W. P. Carey & Co. LLC Reports Second Quarter 2001 Financial Results
Funds From Operations Per Share Increases 18%
WPC Second Quarter 2001 Financials (PDF)
NEW YORK, NY – July 30, 2001 – W. P. Carey & Co. LLC (NYSE: WPC), a leading real estate investment banking firm and lessor of net leased corporate properties, today reported results for the three-month period ended June 30, 2001.
For the three-month period ended June 30, 2001, the Company reported that Funds From Operations (FFO) was $23 million or $0.66 per diluted share versus $14.3 million or $0.56 per diluted share for the comparable period last year. This report represents an increase of 18%, on a per share basis over the same period from 2000. FFO for the six-month period ended June 30, 2001 increased 15% to $42.2 million or $1.22 per diluted shared, compared to $27.2 million or $1.06 per diluted share.
SECOND QUARTER HIGHLIGHTS
- The Board of Directors increased the quarterly cash dividend to $.425 per common share, or $42.50 per 100 shares, ($1.70 per share on an annualized basis) for the quarter ended June 30, 2001. The dividend was paid on July 13, 2001 to shareholders of record as of June 29, 2001. Since W. P. Carey became public in January 1998 the dividends paid out to shareholders has increased every year and has totaled more than $166 million.

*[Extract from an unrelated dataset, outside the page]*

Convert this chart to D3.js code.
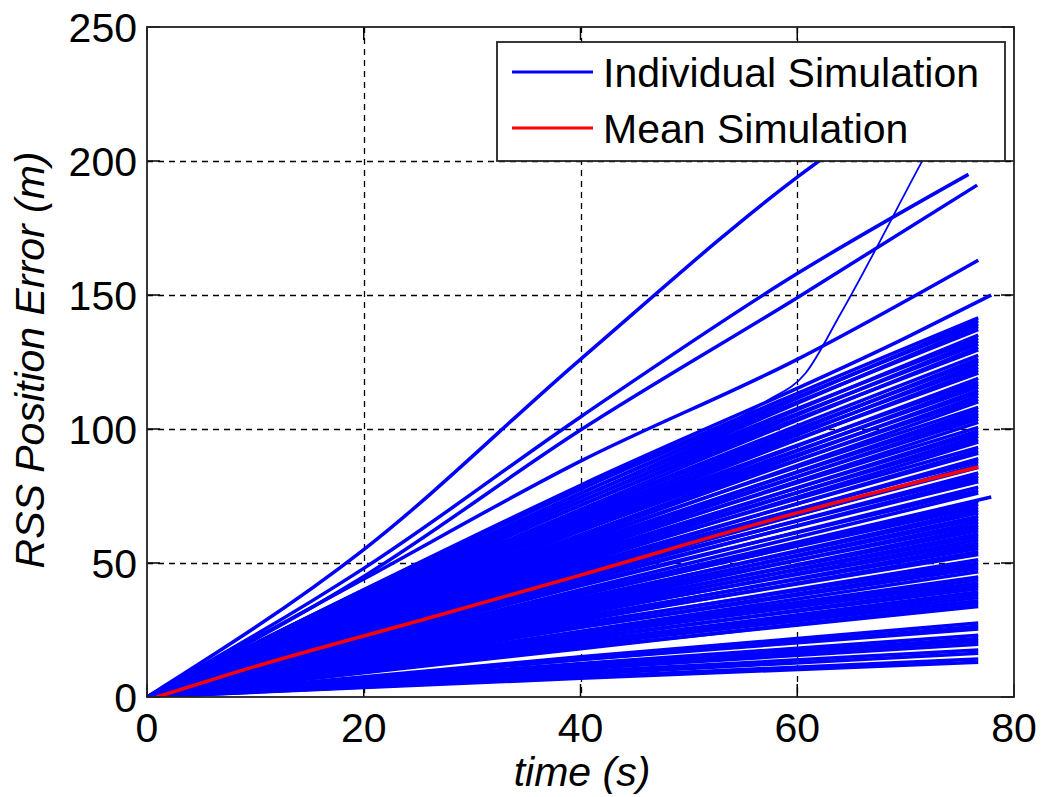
<!DOCTYPE html>
<html>
<head>
<meta charset="utf-8">
<script src="https://cdn.jsdelivr.net/npm/d3@7/dist/d3.min.js"></script>
<style>
  body { margin: 0; background: #fff; }
  svg text { font-family: "Liberation Sans", Arial, sans-serif; fill: #000; }
</style>
</head>
<body>
<svg id="chart" width="1042" height="797"></svg>
<script>
var xTicks = [0, 20, 40, 60, 80];
var yTicks = [0, 50, 100, 150, 200, 250];

// runs that break away from the bundle, [time, error]
var steepRuns = [
    [[0, 0], [20, 55], [40, 126], [60, 194], [76.7, 240]],
    [[0, 0], [20, 48], [40, 104.5], [60, 158], [75.8, 195]],
    [[0, 0], [20, 45], [40, 99.6], [60, 149], [76.6, 191]],
    [[0, 0], [20, 44], [40, 88], [60, 126], [76.7, 163]]
];
var jumpRun = [[0, 0], [20, 40], [40, 79], [57, 110], [60.8, 121], [64, 143], [73.1, 211.6], [76.7, 237]];

// the bundle: error at 40 s and at the last sample
var runEndTime = 76.7;
var runEnd = [141.5, 140.4, 139.2, 138.2, 137.1,
    135.0, 133.8, 132.8, 131.7, 130.5, 129.5,
    127.5, 126.3, 125.3, 124.2, 123.0, 122.0, 120.9,
    118.9, 117.7, 116.7, 115.6, 114.4, 113.4, 112.3, 111.1, 110.1,
    108.1, 107.0, 105.8, 104.8, 103.7, 102.5,
    100.6, 99.4, 98.4, 97.3, 96.1, 95.1,
    93.1, 91.9, 90.9,
    88.9, 87.8, 86.6, 85.6,
    83.6, 82.4, 81.4, 80.3,
    78.3, 77.1, 76.1,
    73.0, 71.9, 70.7, 69.7, 68.6, 67.4, 66.4, 65.3, 64.1, 63.1,
    62.0, 60.8, 59.8, 58.7, 57.5, 56.5, 55.4, 54.2, 53.2,
    51.2, 50.0, 49.0, 47.9, 46.7,
    44.8, 43.7, 42.5, 41.5, 40.4, 39.2, 38.2, 37.1, 35.9, 34.9, 33.8,
    27.6, 26.4, 25.4,
    23.0, 21.8, 20.8, 19.7,
    17.5, 16.3,
    14.2, 13.0];
var runMid = [78, 76, 77.5, 74.5, 76,
    73, 74.5, 71.5, 73, 70, 71.5,
    69, 67, 68.5, 66, 67.5, 65, 66,
    63.5, 64.5, 62, 63, 60.5, 62, 59.5, 60.5, 58,
    58.5, 56.5, 57, 55, 56, 54,
    54.5, 52.5, 53, 51, 52, 50,
    50.5, 48.5, 49,
    47, 48, 45.5, 46.5,
    44.5, 45, 43, 43.5,
    41.5, 42, 40,
    39, 38, 38.5, 36.5, 37, 35.5, 36, 34, 35, 33,
    33.5, 32, 32.5, 31, 31.5, 29.5, 30, 28.5, 29,
    27, 27.5, 26, 26, 24.5,
    24, 23, 23, 21.5, 22, 20.5, 20.5, 19.5, 19.5, 18, 18.5,
    15, 14, 14,
    12.5, 11.5, 11.5, 10.5,
    9.5, 8.5,
    7.5, 7];

// two runs that last a little longer, [time, error]
var longRuns = [
    [[0, 0], [40, 79], [70, 134], [77.9, 150]],
    [[0, 0], [40, 39], [77.9, 74.6]]
];

var meanRun = [[0.9, 0], [8, 9], [27, 30.6], [40, 45.5], [60, 68.7], [76.7, 85.8]];

var legendLabels = ["Individual Simulation", "Mean Simulation"];
var legendColors = ["#0000ff", "#ff0000"];

(function() {
    var pLeft = 147, pRight = 1014, pTop = 27, pBottom = 697;

    var svg = d3.select("#chart");

    var x = d3.scaleLinear().domain([0, 80]).range([pLeft, pRight]);
    var y = d3.scaleLinear().domain([0, 250]).range([pBottom, pTop]);

    svg.append("defs").append("clipPath").attr("id", "plotclip")
        .append("rect")
        .attr("x", pLeft).attr("y", pTop)
        .attr("width", pRight - pLeft).attr("height", pBottom - pTop);

    // grid
    var grid = svg.append("g").attr("stroke", "#000").attr("stroke-width", 1.3).attr("stroke-dasharray", "6,5");
    grid.selectAll(".gx").data(xTicks.slice(1, -1)).enter().append("line")
        .attr("x1", function(d){ return Math.round(x(d)) + 0.5; })
        .attr("x2", function(d){ return Math.round(x(d)) + 0.5; })
        .attr("y1", pTop).attr("y2", pBottom);
    grid.selectAll(".gy").data(yTicks.slice(1, -1)).enter().append("line")
        .attr("y1", function(d){ return Math.round(y(d)) + 0.5; })
        .attr("y2", function(d){ return Math.round(y(d)) + 0.5; })
        .attr("x1", pLeft).attr("x2", pRight);

    // ticks on all four sides, pointing inward
    var tickLen = 13;
    var ticks = svg.append("g").attr("stroke", "#000").attr("stroke-width", 1.5);
    xTicks.forEach(function(d){
        ticks.append("line").attr("x1", x(d)).attr("x2", x(d)).attr("y1", pBottom).attr("y2", pBottom - tickLen);
        ticks.append("line").attr("x1", x(d)).attr("x2", x(d)).attr("y1", pTop).attr("y2", pTop + tickLen);
    });
    yTicks.forEach(function(d){
        ticks.append("line").attr("y1", y(d)).attr("y2", y(d)).attr("x1", pLeft).attr("x2", pLeft + tickLen);
        ticks.append("line").attr("y1", y(d)).attr("y2", y(d)).attr("x1", pRight).attr("x2", pRight - tickLen);
    });

    var line = d3.line()
        .curve(d3.curveMonotoneX)
        .x(function(d){ return x(d[0]); })
        .y(function(d){ return y(d[1]); });

    var runs = runEnd.map(function(v, i){
        return [[0, 0], [40, runMid[i]], [runEndTime, v]];
    });
    longRuns.forEach(function(r){ runs.push(r); });
    steepRuns.forEach(function(r){ runs.push(r); });

    var plot = svg.append("g").attr("clip-path", "url(#plotclip)");

    plot.selectAll(".run").data(runs).enter().append("path")
        .attr("class", "run")
        .attr("d", line)
        .attr("fill", "none")
        .attr("stroke", "#0000ff")
        .attr("stroke-width", 3.5);

    plot.append("path")
        .attr("d", line(jumpRun))
        .attr("fill", "none")
        .attr("stroke", "#0000ff")
        .attr("stroke-width", 1.8);

    plot.append("path")
        .attr("d", line(meanRun))
        .attr("fill", "none")
        .attr("stroke", "#ff0000")
        .attr("stroke-width", 3.5);

    // axes box
    svg.append("rect")
        .attr("x", pLeft).attr("y", pTop)
        .attr("width", pRight - pLeft).attr("height", pBottom - pTop)
        .attr("fill", "none").attr("stroke", "#222").attr("stroke-width", 1.8);

    // tick labels
    svg.selectAll(".xl").data(xTicks).enter().append("text")
        .attr("x", function(d){ return x(d); })
        .attr("y", 742)
        .attr("text-anchor", "middle")
        .attr("font-size", 41)
        .text(function(d){ return d; });
    svg.selectAll(".yl").data(yTicks).enter().append("text")
        .attr("x", 137)
        .attr("y", function(d){ return y(d) + 15; })
        .attr("text-anchor", "end")
        .attr("font-size", 41)
        .text(function(d){ return d; });

    // axis titles
    svg.append("text")
        .attr("x", 582).attr("y", 786)
        .attr("text-anchor", "middle")
        .attr("font-size", 41)
        .attr("font-style", "italic")
        .text("time (s)");
    svg.append("text")
        .attr("transform", "translate(44,360) rotate(-90)")
        .attr("text-anchor", "middle")
        .attr("font-size", 41)
        .attr("font-style", "italic")
        .text("RSS Position Error (m)");

    // legend
    var legend = svg.append("g");
    legend.append("rect")
        .attr("x", 497).attr("y", 42)
        .attr("width", 508).attr("height", 119)
        .attr("fill", "#fff").attr("stroke", "#222").attr("stroke-width", 1.8);
    legendLabels.forEach(function(label, i){
        var ly = 72 + i * 56;
        legend.append("line")
            .attr("x1", 512).attr("x2", 593)
            .attr("y1", ly).attr("y2", ly)
            .attr("stroke", legendColors[i]).attr("stroke-width", 3);
        legend.append("text")
            .attr("x", 603).attr("y", ly + 15)
            .attr("font-size", 41)
            .text(label);
    });
})();
</script>
</body>
</html>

- Total revenues in the second quarter of 2001 increased 34% to $35.6 million from $26.6 million for the same period a year ago. This was due to the fees associated with the Company's growing investment management business.
- Due to the strong operating performance of CPA®:14, the hurdle for the performance fee has been met. The 2001 second quarter results benefited due to the recognition of the performance fee, which resulted in the Company earning $3 million in performance fees covering CPA®:14's inception in December 1997 through March 2001. Going forward, the Company's quarterly performance fee income as CPA®:14's advisor is estimated to be $800,000 at the current asset and performance level.
- CPA®:14 surpassed $500 million in equity raised from investors. It is the largest of the CPA® series of funds.
ON TARGET WITH GOALS
Chairman Wm. Polk Carey said, "While we hesitate drawing long-term conclusions from quarter-to-quarter comparisons, we are quite pleased that we have met and exceeded our goals for this period. The dramatic increase in revenues and earnings was largely due to the successful integration of the management operations into our company. Although we endeavor to produce such stellar results regularly, we must emphasize that our motto will continue to be 'Investing for the Long Run'. Our goal is to combine rising dividend income with a level of capital preservation that one would expect from prudent diversification. The equity markets have appreciated this conservative approach, and as a result we have outperformed the major indices significantly over the last two years."
Founded in 1973, W. P. Carey & Co. specializes in corporate real estate financing through the corporate net lease, or sale-leaseback structure. The firm and its affiliates continue to be leading lessors of net leased corporate real estate. W. P. Carey & Co. LLC (NYSE:WPC), the largest publicly traded limited liability company in the world, owns and manages more than 45 million square feet of property in the United States and Europe. The firm is headquartered in Manhattan and has offices in London and Paris. Additional information on W. P. Carey can be found on the firm's website: www.wpcarey.com
This press release contains forward-looking statements within the meaning of the Federal securities laws. A number of factors could cause the company's actual results, performance or achievement to differ materially from those anticipated. Among those risks, trends and uncertainties are the general economic climate; the supply of and demand for office and industrial properties; interest rate levels; the availability of financing; and other risks associated with the acquisition and ownership of properties, including risks that the tenants will not pay rent, or that costs may be greater than anticipated. For further information on factors that could impact the company, reference is made to the company's filings with the Securities and Exchange Commission.